> [THE TASK]:
Give the data below again exactly as it stands. Omit the pictures.
____
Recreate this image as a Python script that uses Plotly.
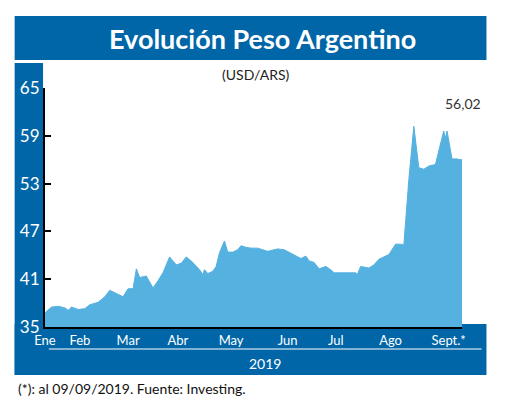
import plotly.graph_objects as go

# data: day index since 1 Jan 2019 and USD/ARS value
days = [0, 4, 8, 12, 14, 16, 20, 24, 27, 32, 36, 39, 43, 47, 50, 53, 55, 57, 61, 65, 68, 71, 75, 79, 82, 85, 89, 93, 95, 96, 98, 101, 103, 105, 108, 110, 113, 116, 118, 121, 124, 128, 134, 140, 144, 154, 157, 159, 162, 165, 169, 172, 174, 187, 188, 190, 195, 198, 201, 204, 207, 211, 214, 216, 219, 222, 225, 228, 231, 235, 240, 241, 242, 245, 248, 250, 251]
values = [36.8, 37.5, 37.6, 37.4, 37.1, 37.5, 37.2, 37.3, 37.8, 38.1, 38.8, 39.6, 39.2, 38.8, 39.8, 39.8, 42.3, 41.2, 41.4, 39.9, 40.8, 41.8, 43.8, 42.8, 43.0, 43.8, 43.1, 42.2, 41.6, 42.2, 41.7, 42.0, 42.6, 44.3, 45.8, 44.4, 44.4, 44.7, 45.2, 45.0, 44.9, 44.9, 44.5, 44.8, 44.7, 43.6, 43.9, 43.3, 43.1, 42.3, 42.6, 42.2, 41.8, 41.8, 41.6, 42.6, 42.4, 42.8, 43.5, 43.8, 44.1, 45.4, 45.4, 45.3, 53.5, 60.2, 55.0, 54.8, 55.2, 55.4, 59.6, 58.7, 59.6, 56.1, 56.1, 56.0, 56.02]
month_days = [0, 21, 50, 80, 112, 146, 175, 208, 243]
month_labels = ["Ene", "Feb", "Mar", "Abr", "May", "Jun", "Jul", "Ago", "Sept.*"]
y_ticks = [35, 41, 47, 53, 59, 65]
last_label = "56,02"

BLUE = "#0066a8"
FILL = "#55b1e0"
FONT = "Lato"

OFF = 8  # page body margin
L, R, T, B = 36 - OFF, 462 - OFF, 88 - OFF, 327 - OFF
W, H = 520 - OFF, 400 - OFF
def px(x): return (x - OFF - L) / (R - L)
def py(y): return (B - (y - OFF)) / (B - T)

fig = go.Figure(go.Scatter(x=days, y=values, mode="lines", fill="tozeroy",
                           line=dict(color=FILL, width=1), fillcolor=FILL, hoverinfo="skip"))

shapes = [
    dict(type="rect", xref="paper", yref="paper", x0=px(5), x1=px(487), y0=py(60), y1=py(16),
         fillcolor=BLUE, line_width=0, layer="below"),
    dict(type="rect", xref="paper", yref="paper", x0=px(5), x1=px(34), y0=py(375), y1=py(63),
         fillcolor=BLUE, line_width=0, layer="below"),
    dict(type="rect", xref="paper", yref="paper", x0=px(5), x1=px(487), y0=py(375), y1=py(324),
         fillcolor=BLUE, line_width=0, layer="below"),
    dict(type="line", xref="paper", yref="paper", x0=px(40), x1=px(482), y0=py(349), y1=py(349),
         line=dict(color="white", width=1)),
]
def a(text, x, y, size, color, **kw):
    d = dict(text=text, x=px(x), y=py(y), xref="paper", yref="paper", showarrow=False,
             xanchor="center", yanchor="middle", font=dict(color=color, size=size, family=FONT))
    d.update(kw)
    return d
ann = [
    a("<b>Evolución Peso Argentino</b>", 258, 38, 27, "white"),
    a("(USD/ARS)", 251, 75, 14, "#222"),
    a(last_label, 463, 103, 14, "#333"),
    a("2019", 261, 363, 14, "white"),
    a("(*): al 09/09/2019. Fuente: Investing.", 6, 388, 14, "#111", xanchor="left"),
]

fig.update_layout(
    width=W, height=H, margin=dict(l=L, r=W - R, t=T, b=H - B),
    paper_bgcolor="rgba(0,0,0,0)", plot_bgcolor="rgba(0,0,0,0)", showlegend=False,
    shapes=shapes, annotations=ann,
    xaxis=dict(range=[0, 251], tickvals=month_days, ticktext=month_labels, showgrid=False,
               showline=True, linecolor="black", linewidth=2, ticks="", zeroline=False,
               tickfont=dict(color="white", size=13, family=FONT)),
    yaxis=dict(range=[35, 65], tickvals=y_ticks, showgrid=False, showline=True, linecolor="black",
               linewidth=2, ticks="inside", ticklen=6, tickcolor="black", tickwidth=2, zeroline=False,
               tickfont=dict(color="white", size=17, family=FONT)),
)
fig.write_html("out.html")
____
> [RESPONSE]:
Recreate this image as a Python script that uses Plotly.
import plotly.graph_objects as go

# data: day index since 1 Jan 2019 and USD/ARS value
days = [0, 4, 8, 12, 14, 16, 20, 24, 27, 32, 36, 39, 43, 47, 50, 53, 55, 57, 61, 65, 68, 71, 75, 79, 82, 85, 89, 93, 95, 96, 98, 101, 103, 105, 108, 110, 113, 116, 118, 121, 124, 128, 134, 140, 144, 154, 157, 159, 162, 165, 169, 172, 174, 187, 188, 190, 195, 198, 201, 204, 207, 211, 214, 216, 219, 222, 225, 228, 231, 235, 240, 241, 242, 245, 248, 250, 251]
values = [36.8, 37.5, 37.6, 37.4, 37.1, 37.5, 37.2, 37.3, 37.8, 38.1, 38.8, 39.6, 39.2, 38.8, 39.8, 39.8, 42.3, 41.2, 41.4, 39.9, 40.8, 41.8, 43.8, 42.8, 43.0, 43.8, 43.1, 42.2, 41.6, 42.2, 41.7, 42.0, 42.6, 44.3, 45.8, 44.4, 44.4, 44.7, 45.2, 45.0, 44.9, 44.9, 44.5, 44.8, 44.7, 43.6, 43.9, 43.3, 43.1, 42.3, 42.6, 42.2, 41.8, 41.8, 41.6, 42.6, 42.4, 42.8, 43.5, 43.8, 44.1, 45.4, 45.4, 45.3, 53.5, 60.2, 55.0, 54.8, 55.2, 55.4, 59.6, 58.7, 59.6, 56.1, 56.1, 56.0, 56.02]
month_days = [0, 21, 50, 80, 112, 146, 175, 208, 243]
month_labels = ["Ene", "Feb", "Mar", "Abr", "May", "Jun", "Jul", "Ago", "Sept.*"]
y_ticks = [35, 41, 47, 53, 59, 65]
last_label = "56,02"

BLUE = "#0066a8"
FILL = "#55b1e0"
FONT = "Lato"

OFF = 8  # page body margin
L, R, T, B = 36 - OFF, 462 - OFF, 88 - OFF, 327 - OFF
W, H = 520 - OFF, 400 - OFF
def px(x): return (x - OFF - L) / (R - L)
def py(y): return (B - (y - OFF)) / (B - T)

fig = go.Figure(go.Scatter(x=days, y=values, mode="lines", fill="tozeroy",
                           line=dict(color=FILL, width=1), fillcolor=FILL, hoverinfo="skip"))

shapes = [
    dict(type="rect", xref="paper", yref="paper", x0=px(5), x1=px(487), y0=py(60), y1=py(16),
         fillcolor=BLUE, line_width=0, layer="below"),
    dict(type="rect", xref="paper", yref="paper", x0=px(5), x1=px(34), y0=py(375), y1=py(63),
         fillcolor=BLUE, line_width=0, layer="below"),
    dict(type="rect", xref="paper", yref="paper", x0=px(5), x1=px(487), y0=py(375), y1=py(324),
         fillcolor=BLUE, line_width=0, layer="below"),
    dict(type="line", xref="paper", yref="paper", x0=px(40), x1=px(482), y0=py(349), y1=py(349),
         line=dict(color="white", width=1)),
]
def a(text, x, y, size, color, **kw):
    d = dict(text=text, x=px(x), y=py(y), xref="paper", yref="paper", showarrow=False,
             xanchor="center", yanchor="middle", font=dict(color=color, size=size, family=FONT))
    d.update(kw)
    return d
ann = [
    a("<b>Evolución Peso Argentino</b>", 258, 38, 27, "white"),
    a("(USD/ARS)", 251, 75, 14, "#222"),
    a(last_label, 463, 103, 14, "#333"),
    a("2019", 261, 363, 14, "white"),
    a("(*): al 09/09/2019. Fuente: Investing.", 6, 388, 14, "#111", xanchor="left"),
]

fig.update_layout(
    width=W, height=H, margin=dict(l=L, r=W - R, t=T, b=H - B),
    paper_bgcolor="rgba(0,0,0,0)", plot_bgcolor="rgba(0,0,0,0)", showlegend=False,
    shapes=shapes, annotations=ann,
    xaxis=dict(range=[0, 251], tickvals=month_days, ticktext=month_labels, showgrid=False,
               showline=True, linecolor="black", linewidth=2, ticks="", zeroline=False,
               tickfont=dict(color="white", size=13, family=FONT)),
    yaxis=dict(range=[35, 65], tickvals=y_ticks, showgrid=False, showline=True, linecolor="black",
               linewidth=2, ticks="inside", ticklen=6, tickcolor="black", tickwidth=2, zeroline=False,
               tickfont=dict(color="white", size=17, family=FONT)),
)
fig.write_html("out.html")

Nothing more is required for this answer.